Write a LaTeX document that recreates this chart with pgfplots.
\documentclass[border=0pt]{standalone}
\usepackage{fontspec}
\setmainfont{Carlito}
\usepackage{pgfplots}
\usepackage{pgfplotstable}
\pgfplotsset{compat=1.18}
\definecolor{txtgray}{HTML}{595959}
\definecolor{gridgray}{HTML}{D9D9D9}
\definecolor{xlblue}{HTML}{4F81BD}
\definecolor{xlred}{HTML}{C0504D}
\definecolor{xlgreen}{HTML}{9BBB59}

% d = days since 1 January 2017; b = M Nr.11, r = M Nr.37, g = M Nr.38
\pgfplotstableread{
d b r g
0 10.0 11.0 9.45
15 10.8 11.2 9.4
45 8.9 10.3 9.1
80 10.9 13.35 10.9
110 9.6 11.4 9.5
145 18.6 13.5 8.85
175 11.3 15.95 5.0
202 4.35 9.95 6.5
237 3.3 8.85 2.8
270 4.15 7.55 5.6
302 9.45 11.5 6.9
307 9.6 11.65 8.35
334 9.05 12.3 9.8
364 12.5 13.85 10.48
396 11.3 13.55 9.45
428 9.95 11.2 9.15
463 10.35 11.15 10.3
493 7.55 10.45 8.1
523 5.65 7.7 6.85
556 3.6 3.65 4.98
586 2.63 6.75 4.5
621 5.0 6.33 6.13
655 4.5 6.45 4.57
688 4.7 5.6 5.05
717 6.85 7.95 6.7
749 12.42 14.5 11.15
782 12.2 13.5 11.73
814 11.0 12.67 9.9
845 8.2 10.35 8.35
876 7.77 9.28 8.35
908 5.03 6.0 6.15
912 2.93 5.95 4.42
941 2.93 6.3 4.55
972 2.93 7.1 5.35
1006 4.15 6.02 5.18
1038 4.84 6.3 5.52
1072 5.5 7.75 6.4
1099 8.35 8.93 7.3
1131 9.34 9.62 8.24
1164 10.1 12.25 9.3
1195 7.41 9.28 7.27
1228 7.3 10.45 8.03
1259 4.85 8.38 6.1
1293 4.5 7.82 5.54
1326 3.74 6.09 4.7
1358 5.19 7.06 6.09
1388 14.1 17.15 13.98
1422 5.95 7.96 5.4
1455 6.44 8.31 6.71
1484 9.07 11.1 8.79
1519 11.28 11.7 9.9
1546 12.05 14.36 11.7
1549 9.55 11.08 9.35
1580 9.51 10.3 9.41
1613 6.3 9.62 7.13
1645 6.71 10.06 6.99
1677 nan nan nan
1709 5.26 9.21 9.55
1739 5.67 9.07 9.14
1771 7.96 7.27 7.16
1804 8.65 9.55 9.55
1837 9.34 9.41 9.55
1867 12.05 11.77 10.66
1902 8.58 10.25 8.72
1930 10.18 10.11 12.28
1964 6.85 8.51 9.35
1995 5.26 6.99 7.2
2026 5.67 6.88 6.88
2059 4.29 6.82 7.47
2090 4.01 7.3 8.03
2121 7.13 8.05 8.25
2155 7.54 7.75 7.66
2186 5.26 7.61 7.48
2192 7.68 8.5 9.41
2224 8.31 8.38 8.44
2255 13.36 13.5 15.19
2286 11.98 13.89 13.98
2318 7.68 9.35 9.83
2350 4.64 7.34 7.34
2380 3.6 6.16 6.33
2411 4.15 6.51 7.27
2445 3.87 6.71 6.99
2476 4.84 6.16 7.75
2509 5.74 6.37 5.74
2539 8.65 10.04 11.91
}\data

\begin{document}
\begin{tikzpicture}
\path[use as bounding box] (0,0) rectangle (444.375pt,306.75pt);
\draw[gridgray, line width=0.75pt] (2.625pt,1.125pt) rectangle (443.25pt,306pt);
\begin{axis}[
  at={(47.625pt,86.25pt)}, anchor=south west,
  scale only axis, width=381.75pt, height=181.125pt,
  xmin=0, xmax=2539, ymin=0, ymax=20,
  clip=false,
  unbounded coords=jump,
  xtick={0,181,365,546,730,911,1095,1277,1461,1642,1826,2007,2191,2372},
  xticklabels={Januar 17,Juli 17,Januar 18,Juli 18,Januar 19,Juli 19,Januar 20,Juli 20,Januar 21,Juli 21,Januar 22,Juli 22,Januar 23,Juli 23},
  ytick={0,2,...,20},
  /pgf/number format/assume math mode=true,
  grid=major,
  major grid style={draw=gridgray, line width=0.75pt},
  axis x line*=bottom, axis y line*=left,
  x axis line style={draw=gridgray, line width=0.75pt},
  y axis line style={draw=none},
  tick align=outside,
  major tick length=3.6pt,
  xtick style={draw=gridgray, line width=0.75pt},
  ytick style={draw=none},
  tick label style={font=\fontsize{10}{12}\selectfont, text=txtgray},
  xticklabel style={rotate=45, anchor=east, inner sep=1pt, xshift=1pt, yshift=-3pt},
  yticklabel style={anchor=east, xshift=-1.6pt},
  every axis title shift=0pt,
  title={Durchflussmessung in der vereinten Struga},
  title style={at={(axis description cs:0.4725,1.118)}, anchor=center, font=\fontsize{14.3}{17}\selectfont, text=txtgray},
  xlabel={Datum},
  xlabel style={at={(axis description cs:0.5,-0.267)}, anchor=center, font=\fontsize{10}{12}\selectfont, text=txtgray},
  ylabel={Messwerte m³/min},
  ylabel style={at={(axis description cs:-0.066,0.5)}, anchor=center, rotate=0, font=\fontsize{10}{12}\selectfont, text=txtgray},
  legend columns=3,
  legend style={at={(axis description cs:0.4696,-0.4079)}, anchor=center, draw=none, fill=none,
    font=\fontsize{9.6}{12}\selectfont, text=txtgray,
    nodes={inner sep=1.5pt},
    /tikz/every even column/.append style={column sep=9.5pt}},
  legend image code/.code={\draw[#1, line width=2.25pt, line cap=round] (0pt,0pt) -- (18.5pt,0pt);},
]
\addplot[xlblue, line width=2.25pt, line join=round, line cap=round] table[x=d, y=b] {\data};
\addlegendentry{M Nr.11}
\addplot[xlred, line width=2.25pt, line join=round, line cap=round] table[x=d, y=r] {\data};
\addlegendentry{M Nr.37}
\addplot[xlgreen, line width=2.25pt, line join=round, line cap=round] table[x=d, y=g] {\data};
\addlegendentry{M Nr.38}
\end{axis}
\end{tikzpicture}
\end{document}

* [Problem to solve]
Take the material above and return all of it exactly.

* [Response to the task]
Write a LaTeX document that recreates this chart with pgfplots.
\documentclass[border=0pt]{standalone}
\usepackage{fontspec}
\setmainfont{Carlito}
\usepackage{pgfplots}
\usepackage{pgfplotstable}
\pgfplotsset{compat=1.18}
\definecolor{txtgray}{HTML}{595959}
\definecolor{gridgray}{HTML}{D9D9D9}
\definecolor{xlblue}{HTML}{4F81BD}
\definecolor{xlred}{HTML}{C0504D}
\definecolor{xlgreen}{HTML}{9BBB59}

% d = days since 1 January 2017; b = M Nr.11, r = M Nr.37, g = M Nr.38
\pgfplotstableread{
d b r g
0 10.0 11.0 9.45
15 10.8 11.2 9.4
45 8.9 10.3 9.1
80 10.9 13.35 10.9
110 9.6 11.4 9.5
145 18.6 13.5 8.85
175 11.3 15.95 5.0
202 4.35 9.95 6.5
237 3.3 8.85 2.8
270 4.15 7.55 5.6
302 9.45 11.5 6.9
307 9.6 11.65 8.35
334 9.05 12.3 9.8
364 12.5 13.85 10.48
396 11.3 13.55 9.45
428 9.95 11.2 9.15
463 10.35 11.15 10.3
493 7.55 10.45 8.1
523 5.65 7.7 6.85
556 3.6 3.65 4.98
586 2.63 6.75 4.5
621 5.0 6.33 6.13
655 4.5 6.45 4.57
688 4.7 5.6 5.05
717 6.85 7.95 6.7
749 12.42 14.5 11.15
782 12.2 13.5 11.73
814 11.0 12.67 9.9
845 8.2 10.35 8.35
876 7.77 9.28 8.35
908 5.03 6.0 6.15
912 2.93 5.95 4.42
941 2.93 6.3 4.55
972 2.93 7.1 5.35
1006 4.15 6.02 5.18
1038 4.84 6.3 5.52
1072 5.5 7.75 6.4
1099 8.35 8.93 7.3
1131 9.34 9.62 8.24
1164 10.1 12.25 9.3
1195 7.41 9.28 7.27
1228 7.3 10.45 8.03
1259 4.85 8.38 6.1
1293 4.5 7.82 5.54
1326 3.74 6.09 4.7
1358 5.19 7.06 6.09
1388 14.1 17.15 13.98
1422 5.95 7.96 5.4
1455 6.44 8.31 6.71
1484 9.07 11.1 8.79
1519 11.28 11.7 9.9
1546 12.05 14.36 11.7
1549 9.55 11.08 9.35
1580 9.51 10.3 9.41
1613 6.3 9.62 7.13
1645 6.71 10.06 6.99
1677 nan nan nan
1709 5.26 9.21 9.55
1739 5.67 9.07 9.14
1771 7.96 7.27 7.16
1804 8.65 9.55 9.55
1837 9.34 9.41 9.55
1867 12.05 11.77 10.66
1902 8.58 10.25 8.72
1930 10.18 10.11 12.28
1964 6.85 8.51 9.35
1995 5.26 6.99 7.2
2026 5.67 6.88 6.88
2059 4.29 6.82 7.47
2090 4.01 7.3 8.03
2121 7.13 8.05 8.25
2155 7.54 7.75 7.66
2186 5.26 7.61 7.48
2192 7.68 8.5 9.41
2224 8.31 8.38 8.44
2255 13.36 13.5 15.19
2286 11.98 13.89 13.98
2318 7.68 9.35 9.83
2350 4.64 7.34 7.34
2380 3.6 6.16 6.33
2411 4.15 6.51 7.27
2445 3.87 6.71 6.99
2476 4.84 6.16 7.75
2509 5.74 6.37 5.74
2539 8.65 10.04 11.91
}\data

\begin{document}
\begin{tikzpicture}
\path[use as bounding box] (0,0) rectangle (444.375pt,306.75pt);
\draw[gridgray, line width=0.75pt] (2.625pt,1.125pt) rectangle (443.25pt,306pt);
\begin{axis}[
  at={(47.625pt,86.25pt)}, anchor=south west,
  scale only axis, width=381.75pt, height=181.125pt,
  xmin=0, xmax=2539, ymin=0, ymax=20,
  clip=false,
  unbounded coords=jump,
  xtick={0,181,365,546,730,911,1095,1277,1461,1642,1826,2007,2191,2372},
  xticklabels={Januar 17,Juli 17,Januar 18,Juli 18,Januar 19,Juli 19,Januar 20,Juli 20,Januar 21,Juli 21,Januar 22,Juli 22,Januar 23,Juli 23},
  ytick={0,2,...,20},
  /pgf/number format/assume math mode=true,
  grid=major,
  major grid style={draw=gridgray, line width=0.75pt},
  axis x line*=bottom, axis y line*=left,
  x axis line style={draw=gridgray, line width=0.75pt},
  y axis line style={draw=none},
  tick align=outside,
  major tick length=3.6pt,
  xtick style={draw=gridgray, line width=0.75pt},
  ytick style={draw=none},
  tick label style={font=\fontsize{10}{12}\selectfont, text=txtgray},
  xticklabel style={rotate=45, anchor=east, inner sep=1pt, xshift=1pt, yshift=-3pt},
  yticklabel style={anchor=east, xshift=-1.6pt},
  every axis title shift=0pt,
  title={Durchflussmessung in der vereinten Struga},
  title style={at={(axis description cs:0.4725,1.118)}, anchor=center, font=\fontsize{14.3}{17}\selectfont, text=txtgray},
  xlabel={Datum},
  xlabel style={at={(axis description cs:0.5,-0.267)}, anchor=center, font=\fontsize{10}{12}\selectfont, text=txtgray},
  ylabel={Messwerte m³/min},
  ylabel style={at={(axis description cs:-0.066,0.5)}, anchor=center, rotate=0, font=\fontsize{10}{12}\selectfont, text=txtgray},
  legend columns=3,
  legend style={at={(axis description cs:0.4696,-0.4079)}, anchor=center, draw=none, fill=none,
    font=\fontsize{9.6}{12}\selectfont, text=txtgray,
    nodes={inner sep=1.5pt},
    /tikz/every even column/.append style={column sep=9.5pt}},
  legend image code/.code={\draw[#1, line width=2.25pt, line cap=round] (0pt,0pt) -- (18.5pt,0pt);},
]
\addplot[xlblue, line width=2.25pt, line join=round, line cap=round] table[x=d, y=b] {\data};
\addlegendentry{M Nr.11}
\addplot[xlred, line width=2.25pt, line join=round, line cap=round] table[x=d, y=r] {\data};
\addlegendentry{M Nr.37}
\addplot[xlgreen, line width=2.25pt, line join=round, line cap=round] table[x=d, y=g] {\data};
\addlegendentry{M Nr.38}
\end{axis}
\end{tikzpicture}
\end{document}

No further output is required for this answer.